== Work to do ==
Exactly the lines from the one with "Reproduce this diagram with TikZ." to the one with "-- ([yshift=-1pt]b2.south east);", both included, are to be printed again; leave out the rest.

(Rows from a dataset of charts and code)

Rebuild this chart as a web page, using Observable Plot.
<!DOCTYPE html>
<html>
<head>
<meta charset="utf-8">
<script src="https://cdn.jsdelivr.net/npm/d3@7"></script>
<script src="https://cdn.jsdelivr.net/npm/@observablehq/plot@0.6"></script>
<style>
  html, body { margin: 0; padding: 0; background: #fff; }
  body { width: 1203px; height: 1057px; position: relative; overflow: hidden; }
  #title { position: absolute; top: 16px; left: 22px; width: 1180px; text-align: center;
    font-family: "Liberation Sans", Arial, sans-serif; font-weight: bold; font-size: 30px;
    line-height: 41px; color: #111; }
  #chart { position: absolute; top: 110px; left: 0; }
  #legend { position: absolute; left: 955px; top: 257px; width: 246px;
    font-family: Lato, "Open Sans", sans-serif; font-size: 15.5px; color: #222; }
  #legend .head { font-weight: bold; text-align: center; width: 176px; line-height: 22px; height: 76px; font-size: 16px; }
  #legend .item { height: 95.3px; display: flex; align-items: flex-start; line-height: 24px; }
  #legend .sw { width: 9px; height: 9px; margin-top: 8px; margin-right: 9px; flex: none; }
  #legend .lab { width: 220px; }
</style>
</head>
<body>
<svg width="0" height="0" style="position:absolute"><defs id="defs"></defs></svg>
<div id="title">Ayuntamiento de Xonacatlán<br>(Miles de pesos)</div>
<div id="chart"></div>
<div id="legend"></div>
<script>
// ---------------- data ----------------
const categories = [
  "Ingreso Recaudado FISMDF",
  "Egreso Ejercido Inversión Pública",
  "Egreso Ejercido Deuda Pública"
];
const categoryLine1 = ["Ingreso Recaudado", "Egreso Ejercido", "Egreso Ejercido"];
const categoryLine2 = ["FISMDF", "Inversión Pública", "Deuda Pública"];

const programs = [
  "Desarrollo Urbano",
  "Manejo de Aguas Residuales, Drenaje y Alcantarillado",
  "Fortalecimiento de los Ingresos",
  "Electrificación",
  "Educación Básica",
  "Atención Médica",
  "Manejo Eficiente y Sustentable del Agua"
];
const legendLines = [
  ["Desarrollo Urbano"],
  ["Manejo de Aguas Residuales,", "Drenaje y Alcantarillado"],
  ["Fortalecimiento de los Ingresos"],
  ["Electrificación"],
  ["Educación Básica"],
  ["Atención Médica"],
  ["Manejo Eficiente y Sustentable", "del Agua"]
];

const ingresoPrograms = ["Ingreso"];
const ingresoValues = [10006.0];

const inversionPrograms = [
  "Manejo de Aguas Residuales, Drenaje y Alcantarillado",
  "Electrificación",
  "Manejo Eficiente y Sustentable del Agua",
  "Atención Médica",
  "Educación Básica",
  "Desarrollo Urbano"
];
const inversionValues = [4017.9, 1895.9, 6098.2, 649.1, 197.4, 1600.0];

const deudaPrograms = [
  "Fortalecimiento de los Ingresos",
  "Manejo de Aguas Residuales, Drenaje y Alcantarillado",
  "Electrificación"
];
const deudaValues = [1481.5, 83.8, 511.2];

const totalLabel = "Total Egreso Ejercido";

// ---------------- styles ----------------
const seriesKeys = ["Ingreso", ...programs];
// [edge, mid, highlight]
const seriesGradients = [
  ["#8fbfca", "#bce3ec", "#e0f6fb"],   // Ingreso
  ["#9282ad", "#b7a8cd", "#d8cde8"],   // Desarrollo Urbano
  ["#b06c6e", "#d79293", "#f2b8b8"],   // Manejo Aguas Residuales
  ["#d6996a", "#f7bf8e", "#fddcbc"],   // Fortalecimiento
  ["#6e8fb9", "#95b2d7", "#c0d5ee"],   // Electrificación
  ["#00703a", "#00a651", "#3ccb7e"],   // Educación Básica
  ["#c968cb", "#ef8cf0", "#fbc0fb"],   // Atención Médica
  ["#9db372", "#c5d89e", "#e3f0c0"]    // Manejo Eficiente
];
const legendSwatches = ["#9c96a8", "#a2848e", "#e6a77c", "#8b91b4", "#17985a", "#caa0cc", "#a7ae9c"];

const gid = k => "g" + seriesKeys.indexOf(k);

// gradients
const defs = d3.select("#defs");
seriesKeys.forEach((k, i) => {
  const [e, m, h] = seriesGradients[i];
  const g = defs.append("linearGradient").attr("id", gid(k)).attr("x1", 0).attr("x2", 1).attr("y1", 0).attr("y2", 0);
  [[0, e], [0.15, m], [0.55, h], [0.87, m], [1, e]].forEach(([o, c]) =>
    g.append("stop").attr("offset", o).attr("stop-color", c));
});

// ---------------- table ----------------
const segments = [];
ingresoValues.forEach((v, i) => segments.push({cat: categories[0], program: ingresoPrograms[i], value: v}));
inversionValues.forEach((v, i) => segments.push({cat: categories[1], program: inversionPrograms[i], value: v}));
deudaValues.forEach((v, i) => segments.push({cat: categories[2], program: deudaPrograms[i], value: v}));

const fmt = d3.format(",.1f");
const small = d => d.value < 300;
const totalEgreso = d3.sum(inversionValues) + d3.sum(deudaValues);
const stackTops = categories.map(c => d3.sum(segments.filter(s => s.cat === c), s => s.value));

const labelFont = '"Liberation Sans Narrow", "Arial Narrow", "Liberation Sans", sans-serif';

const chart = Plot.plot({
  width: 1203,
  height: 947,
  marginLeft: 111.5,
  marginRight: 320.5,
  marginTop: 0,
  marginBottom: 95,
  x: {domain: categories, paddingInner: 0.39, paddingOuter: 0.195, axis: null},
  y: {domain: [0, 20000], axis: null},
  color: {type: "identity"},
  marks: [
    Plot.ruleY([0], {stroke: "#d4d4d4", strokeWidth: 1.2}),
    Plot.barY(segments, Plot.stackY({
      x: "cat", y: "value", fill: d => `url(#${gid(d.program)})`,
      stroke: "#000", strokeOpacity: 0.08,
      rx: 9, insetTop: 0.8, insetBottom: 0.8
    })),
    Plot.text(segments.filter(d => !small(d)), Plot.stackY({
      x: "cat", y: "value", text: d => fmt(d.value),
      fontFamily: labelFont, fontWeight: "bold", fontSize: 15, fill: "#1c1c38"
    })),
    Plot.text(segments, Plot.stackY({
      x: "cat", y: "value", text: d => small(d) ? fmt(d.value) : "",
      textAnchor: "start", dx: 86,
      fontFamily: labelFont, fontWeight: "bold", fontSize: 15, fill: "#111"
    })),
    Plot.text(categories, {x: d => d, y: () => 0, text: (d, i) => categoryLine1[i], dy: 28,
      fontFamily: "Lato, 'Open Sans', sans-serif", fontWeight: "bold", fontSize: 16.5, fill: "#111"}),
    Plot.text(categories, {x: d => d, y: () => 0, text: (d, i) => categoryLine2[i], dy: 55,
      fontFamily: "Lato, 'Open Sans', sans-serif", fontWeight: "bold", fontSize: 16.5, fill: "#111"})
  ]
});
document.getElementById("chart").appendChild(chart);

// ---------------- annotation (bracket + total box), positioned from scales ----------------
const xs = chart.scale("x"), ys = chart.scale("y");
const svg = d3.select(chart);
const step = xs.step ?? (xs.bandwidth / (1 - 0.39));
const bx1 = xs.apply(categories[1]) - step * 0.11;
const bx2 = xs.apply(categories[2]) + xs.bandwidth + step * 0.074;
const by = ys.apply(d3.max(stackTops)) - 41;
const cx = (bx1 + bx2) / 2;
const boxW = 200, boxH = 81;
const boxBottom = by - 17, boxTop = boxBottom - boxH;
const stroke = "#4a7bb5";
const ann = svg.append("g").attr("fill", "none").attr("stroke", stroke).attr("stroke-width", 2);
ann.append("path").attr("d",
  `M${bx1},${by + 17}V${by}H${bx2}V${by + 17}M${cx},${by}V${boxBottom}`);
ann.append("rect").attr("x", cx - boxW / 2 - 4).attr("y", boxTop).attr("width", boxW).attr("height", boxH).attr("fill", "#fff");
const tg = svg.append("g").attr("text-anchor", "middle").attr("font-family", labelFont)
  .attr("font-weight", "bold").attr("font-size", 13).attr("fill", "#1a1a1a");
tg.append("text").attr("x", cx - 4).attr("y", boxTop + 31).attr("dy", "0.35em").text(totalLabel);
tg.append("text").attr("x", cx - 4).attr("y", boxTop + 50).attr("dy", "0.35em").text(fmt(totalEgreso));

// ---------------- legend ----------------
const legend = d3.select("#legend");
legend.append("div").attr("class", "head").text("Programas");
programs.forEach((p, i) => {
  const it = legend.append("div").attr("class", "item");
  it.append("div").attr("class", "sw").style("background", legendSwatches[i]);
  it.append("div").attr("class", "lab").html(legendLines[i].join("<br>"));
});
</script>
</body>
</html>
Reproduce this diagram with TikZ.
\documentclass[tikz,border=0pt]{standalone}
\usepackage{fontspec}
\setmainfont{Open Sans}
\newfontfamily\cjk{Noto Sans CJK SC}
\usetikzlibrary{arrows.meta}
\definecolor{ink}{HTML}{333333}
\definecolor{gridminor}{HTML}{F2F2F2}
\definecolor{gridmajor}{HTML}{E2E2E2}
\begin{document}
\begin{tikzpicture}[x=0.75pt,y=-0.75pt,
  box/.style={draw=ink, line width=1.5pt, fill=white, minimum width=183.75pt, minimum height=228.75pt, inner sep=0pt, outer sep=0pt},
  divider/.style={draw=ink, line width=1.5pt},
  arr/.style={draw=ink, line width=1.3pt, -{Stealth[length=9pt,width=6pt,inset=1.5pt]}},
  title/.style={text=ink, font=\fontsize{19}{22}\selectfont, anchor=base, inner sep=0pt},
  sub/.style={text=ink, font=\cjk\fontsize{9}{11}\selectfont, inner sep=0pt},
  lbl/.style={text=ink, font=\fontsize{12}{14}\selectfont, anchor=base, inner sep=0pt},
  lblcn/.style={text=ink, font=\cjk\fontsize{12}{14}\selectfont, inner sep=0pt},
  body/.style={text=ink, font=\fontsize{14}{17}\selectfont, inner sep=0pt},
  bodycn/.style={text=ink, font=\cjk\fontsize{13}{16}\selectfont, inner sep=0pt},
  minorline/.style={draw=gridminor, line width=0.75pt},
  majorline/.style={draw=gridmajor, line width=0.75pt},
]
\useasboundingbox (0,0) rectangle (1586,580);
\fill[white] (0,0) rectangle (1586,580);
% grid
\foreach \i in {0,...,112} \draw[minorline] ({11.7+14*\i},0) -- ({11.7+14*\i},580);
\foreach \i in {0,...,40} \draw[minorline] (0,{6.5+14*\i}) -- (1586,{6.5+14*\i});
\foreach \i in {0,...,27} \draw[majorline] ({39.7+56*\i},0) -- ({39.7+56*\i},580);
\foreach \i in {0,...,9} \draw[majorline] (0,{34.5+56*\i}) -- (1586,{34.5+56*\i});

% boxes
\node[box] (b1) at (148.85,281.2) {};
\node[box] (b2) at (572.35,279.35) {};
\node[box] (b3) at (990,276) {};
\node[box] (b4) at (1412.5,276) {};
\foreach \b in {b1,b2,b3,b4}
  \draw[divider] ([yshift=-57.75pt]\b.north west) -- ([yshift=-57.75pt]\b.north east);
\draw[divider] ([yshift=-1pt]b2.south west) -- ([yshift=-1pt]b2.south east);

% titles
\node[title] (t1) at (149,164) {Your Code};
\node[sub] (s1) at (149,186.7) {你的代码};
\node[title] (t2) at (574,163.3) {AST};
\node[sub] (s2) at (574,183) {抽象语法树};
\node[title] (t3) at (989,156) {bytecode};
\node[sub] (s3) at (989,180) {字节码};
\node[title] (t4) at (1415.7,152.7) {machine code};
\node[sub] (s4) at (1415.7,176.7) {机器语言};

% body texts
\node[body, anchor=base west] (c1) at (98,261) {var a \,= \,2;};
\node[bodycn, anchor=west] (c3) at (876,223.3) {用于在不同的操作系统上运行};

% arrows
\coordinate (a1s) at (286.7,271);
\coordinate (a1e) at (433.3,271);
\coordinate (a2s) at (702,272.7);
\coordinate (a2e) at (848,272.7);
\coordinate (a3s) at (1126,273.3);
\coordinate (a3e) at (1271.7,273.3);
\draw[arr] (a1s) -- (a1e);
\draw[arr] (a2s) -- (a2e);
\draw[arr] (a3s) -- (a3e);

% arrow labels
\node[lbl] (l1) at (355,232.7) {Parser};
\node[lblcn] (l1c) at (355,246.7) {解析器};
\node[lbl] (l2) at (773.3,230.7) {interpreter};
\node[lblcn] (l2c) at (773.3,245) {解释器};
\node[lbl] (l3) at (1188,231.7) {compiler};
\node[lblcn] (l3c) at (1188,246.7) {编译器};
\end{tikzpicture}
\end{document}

== Solution for this task ==
Reproduce this diagram with TikZ.
\documentclass[tikz,border=0pt]{standalone}
\usepackage{fontspec}
\setmainfont{Open Sans}
\newfontfamily\cjk{Noto Sans CJK SC}
\usetikzlibrary{arrows.meta}
\definecolor{ink}{HTML}{333333}
\definecolor{gridminor}{HTML}{F2F2F2}
\definecolor{gridmajor}{HTML}{E2E2E2}
\begin{document}
\begin{tikzpicture}[x=0.75pt,y=-0.75pt,
  box/.style={draw=ink, line width=1.5pt, fill=white, minimum width=183.75pt, minimum height=228.75pt, inner sep=0pt, outer sep=0pt},
  divider/.style={draw=ink, line width=1.5pt},
  arr/.style={draw=ink, line width=1.3pt, -{Stealth[length=9pt,width=6pt,inset=1.5pt]}},
  title/.style={text=ink, font=\fontsize{19}{22}\selectfont, anchor=base, inner sep=0pt},
  sub/.style={text=ink, font=\cjk\fontsize{9}{11}\selectfont, inner sep=0pt},
  lbl/.style={text=ink, font=\fontsize{12}{14}\selectfont, anchor=base, inner sep=0pt},
  lblcn/.style={text=ink, font=\cjk\fontsize{12}{14}\selectfont, inner sep=0pt},
  body/.style={text=ink, font=\fontsize{14}{17}\selectfont, inner sep=0pt},
  bodycn/.style={text=ink, font=\cjk\fontsize{13}{16}\selectfont, inner sep=0pt},
  minorline/.style={draw=gridminor, line width=0.75pt},
  majorline/.style={draw=gridmajor, line width=0.75pt},
]
\useasboundingbox (0,0) rectangle (1586,580);
\fill[white] (0,0) rectangle (1586,580);
% grid
\foreach \i in {0,...,112} \draw[minorline] ({11.7+14*\i},0) -- ({11.7+14*\i},580);
\foreach \i in {0,...,40} \draw[minorline] (0,{6.5+14*\i}) -- (1586,{6.5+14*\i});
\foreach \i in {0,...,27} \draw[majorline] ({39.7+56*\i},0) -- ({39.7+56*\i},580);
\foreach \i in {0,...,9} \draw[majorline] (0,{34.5+56*\i}) -- (1586,{34.5+56*\i});

% boxes
\node[box] (b1) at (148.85,281.2) {};
\node[box] (b2) at (572.35,279.35) {};
\node[box] (b3) at (990,276) {};
\node[box] (b4) at (1412.5,276) {};
\foreach \b in {b1,b2,b3,b4}
  \draw[divider] ([yshift=-57.75pt]\b.north west) -- ([yshift=-57.75pt]\b.north east);
\draw[divider] ([yshift=-1pt]b2.south west) -- ([yshift=-1pt]b2.south east);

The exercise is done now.